- Born: 29 January 1940 (age 86) Aretsried, German Reich
- Occupation: Owner of Theo Müller Group
- Children: 9

= Theo Müller =

German businessman (born 1940)

Theo Müller (29 January 1940) is a German businessman. He is the head of the dairy company Müller, which was founded by his grandfather.

==Early life==
Theo Müller was born in Aretsried, Germany, in 1940, the son of Alois Müller.

==Career==
The Müller company was founded in 1896 by his grandfather Ludwig Müller in Aretsried, Bavaria. In 1938, his father Alois Müller took over. Theo took over in 1971, when the dairy business only had four employees.

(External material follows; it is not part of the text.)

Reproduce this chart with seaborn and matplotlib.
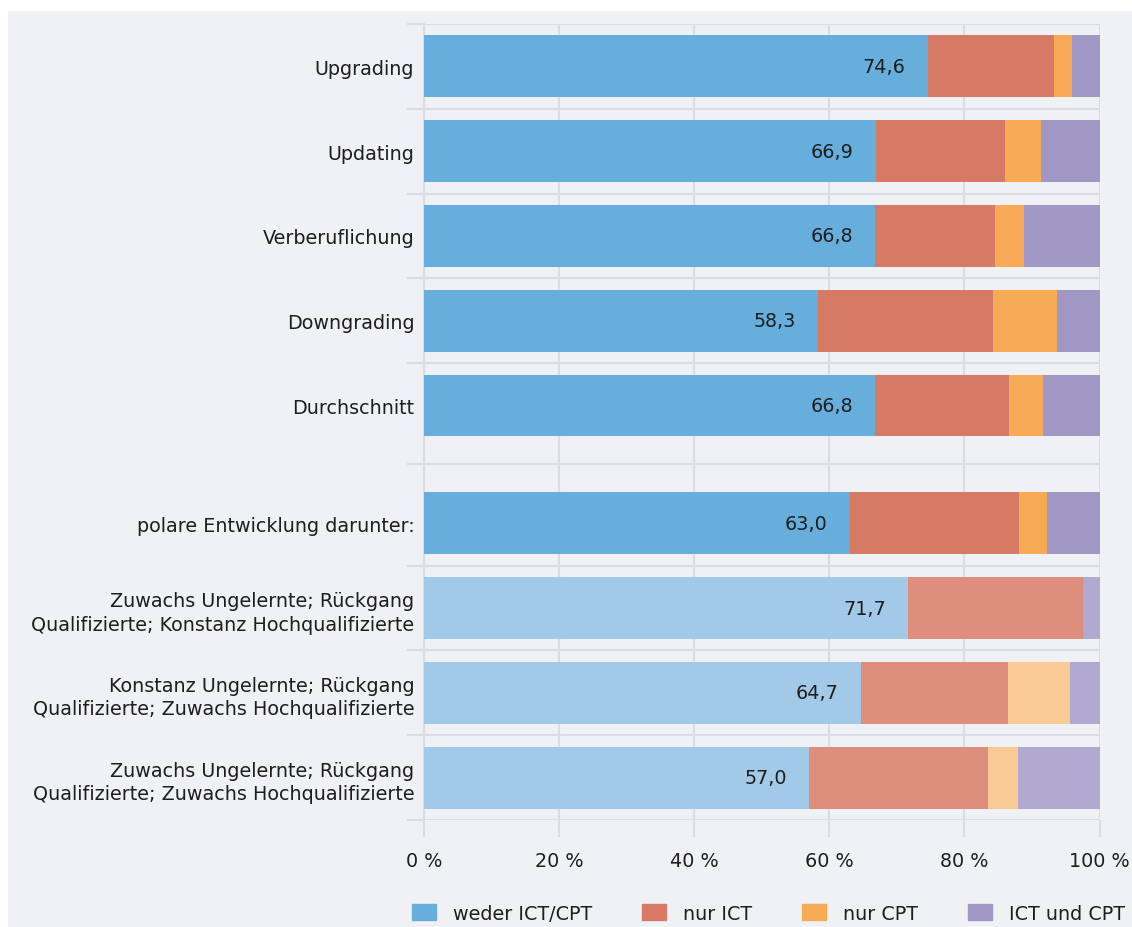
import numpy as np
import pandas as pd
import matplotlib
matplotlib.use("Agg")
import matplotlib.pyplot as plt
import matplotlib.patches as mpatches
import seaborn as sns

# Data (shares in %)
categories = [
    "Upgrading",
    "Updating",
    "Verberuflichung",
    "Downgrading",
    "Durchschnitt",
    "polare Entwicklung darunter:",
    "Zuwachs Ungelernte; Rückgang\nQualifizierte; Konstanz Hochqualifizierte",
    "Konstanz Ungelernte; Rückgang\nQualifizierte; Zuwachs Hochqualifizierte",
    "Zuwachs Ungelernte; Rückgang\nQualifizierte; Zuwachs Hochqualifizierte",
]
weder = [74.6, 66.9, 66.8, 58.3, 66.8, 63.0, 71.7, 64.7, 57.0]
nur_ict = [18.6, 19.1, 17.8, 25.9, 19.8, 25.1, 25.9, 21.7, 26.5]
nur_cpt = [2.8, 5.4, 4.2, 9.5, 5.1, 4.2, 0.0, 9.3, 4.4]
ict_und_cpt = [4.0, 8.6, 11.2, 6.3, 8.3, 7.7, 2.4, 4.3, 12.1]
series_names = ["weder ICT/CPT", "nur ICT", "nur CPT", "ICT und CPT"]

# first rows in full colour, the three sub-rows in a lighter tone
dark_colors = ["#67aedc", "#d67a65", "#f6aa56", "#a197c5"]
light_colors = ["#a3c9e9", "#de8e7c", "#f9ca96", "#b1a9d0"]
n_dark = 6

# layout: gap between "Durchschnitt" and "polare Entwicklung"
gap = 0.39
pos = np.arange(len(categories), dtype=float)
pos[5:] += gap

df = pd.DataFrame({
    "pos": pos,
    "weder": weder,
    "nur_ict": nur_ict,
    "nur_cpt": nur_cpt,
    "beide": ict_und_cpt,
})
# cumulative ends for stacking (draw widest first)
df["c1"] = df["weder"]
df["c2"] = df["c1"] + df["nur_ict"]
df["c3"] = df["c2"] + df["nur_cpt"]
df["c4"] = df["c3"] + df["beide"]

bg = "#f0f1f5"
grid_col = "#dcdde1"
text_col = "#1e1e1e"

sns.set_theme(style="white")
plt.rcParams["font.family"] = ["DejaVu Sans"]

fig = plt.figure(figsize=(11.32, 9.28), dpi=100)
fig.patch.set_facecolor("white")
panel = mpatches.Rectangle((8 / 1132, 0), 1, 1 - 12 / 928,
                           transform=fig.transFigure, color=bg, zorder=-10)
fig.add_artist(panel)
ax = fig.add_axes([424 / 1132, 1 - 821 / 928, 675.5 / 1132, (821 - 25) / 928])
ax.set_facecolor(bg)
ax.set_zorder(1)

parts = [(df.iloc[:n_dark], dark_colors), (df.iloc[n_dark:], light_colors)]
for sub, cols in parts:
    for col_name, color in zip(["c4", "c3", "c2", "c1"], cols[::-1]):
        sns.barplot(data=sub, x=col_name, y="pos", orient="h", native_scale=True,
                    color=color, width=0.73, errorbar=None, linewidth=0,
                    saturation=1, ax=ax, zorder=3)

# value labels inside the blue segment
for p, v in zip(pos, weder):
    ax.text(v - 3.3, p, f"{v:.1f}".replace(".", ","), ha="right", va="center",
            fontsize=13.8, color=text_col, zorder=5)

# axes
ax.set_xlim(0, 100)
ax.set_ylim(pos[-1] + 0.5, -0.5)
ax.set_xlabel("")
ax.set_ylabel("")
ax.set_xticks(np.arange(0, 101, 20))
ax.set_xticklabels([f"{t} %" for t in range(0, 101, 20)])
ax.set_yticks(pos)
ax.set_yticklabels(categories, fontsize=13.8, color=text_col, linespacing=1.3)

bounds = [-0.5, 0.5, 1.5, 2.5, 3.5, 4.5 + gap / 2 - 0.01, 5.5 + gap, 6.5 + gap, 7.5 + gap, 8.5 + gap]
ax.set_yticks(bounds, minor=True)
ax.tick_params(axis="y", which="both", left=True)
ax.tick_params(axis="x", which="major", bottom=True)
ax.tick_params(axis="y", which="major", length=0, pad=7)
ax.tick_params(axis="y", which="minor", length=12, width=1.5, color=grid_col)
ax.tick_params(axis="x", which="major", length=12, width=1.5, color=grid_col,
               pad=10, labelsize=13.8, labelcolor=text_col)
ax.grid(True, axis="y", which="minor", color=grid_col, linewidth=1.5, zorder=1)
ax.grid(True, axis="x", which="major", color=grid_col, linewidth=1.5, zorder=1)
ax.set_axisbelow(True)

for s in ["top", "right", "bottom"]:
    ax.spines[s].set_visible(False)
ax.spines["left"].set_color(grid_col)
ax.spines["left"].set_linewidth(1.5)

handles = [mpatches.Patch(color=c, label=n) for c, n in zip(dark_colors, series_names)]
fig.legend(handles=handles, loc="center", bbox_to_anchor=(0.679, 0.015), ncol=4,
           frameon=False, fontsize=13.8, handlelength=1.25, handleheight=0.95,
           handletextpad=0.9, columnspacing=2.6, labelcolor=text_col)

fig.savefig("out.png", dpi=100, facecolor=fig.get_facecolor())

Today, apart from the dairy businesses, Theo Müller Group has a packing company (Optipack), logistics (Culina Group), transportation (Fahrzeugtechnik Aretsried), fruit processing (Muller Naturfarm) and a fish restaurant chain (Nordsee). More recent acquisitions have included companies making chilled salad, sauces and dressings, speciality fish and baked goods.

In 2012, the company purchased Robert Wiseman Dairies, which supplies 30% of the UK's fresh milk market, for £280 million. In November 2014, the company agreed to buy Dairy Crest's milk business for £80 million. Theo Müller commented, "Bringing the two dairy operations together will enhance the merged business's ability to compete and will ensure that customers continue to receive quality products at low prices".

Müller is the sole owner, and as of 2015, Ronald Kers is the CEO, replacing Heiner Kamps, who retired in 2015. The company now employs more than 20,000 workers.

==Personal life==
Müller has nine children, seven with his wife Hanna Bittmann, whom he divorced in 1995, and two daughters with his partner Ines Hüvel. His eldest son, Stefan Müller, is a board member of Theo Müller Group. In 2023, Mülller married Beate Ebert, a businesswoman from Baden-Baden.

In 1995, Müller survived a kidnapping attempt in which a pistol and electrical-shock equipment was held to his head. He jumped out of the car, and was working again later that afternoon.

He has lived in Erlenbach, near Zurich, Switzerland since 2003. In an interview with Der Spiegel in 2003, Müller explained that he and his children were all moving to Switzerland to avoid having to pay Germany's 30% inheritance tax.

Müller has been accused of being close to right-wing or extremist ideology on several occasions. This rumor was first reported by the Munich magazine Wiener in 1989. However, both Müller and the company have publicly stated that neither are close to any right-wing parties.
In a statement from early 2007, Müller's company not only rejected all claims but also made public that Müller considered himself a passionate supporter of the democratic constitutional order and that Müller was, in addition, a member of the CSU, Bavaria's long-time ruling party. He confirmed in a December 2023 interview with the Handelsblatt newspaper that he held multiple private meetings with Alternative for Germany (AfD) co-leader Alice Weidel. Weidel was also in invited to his birthday party in 2025.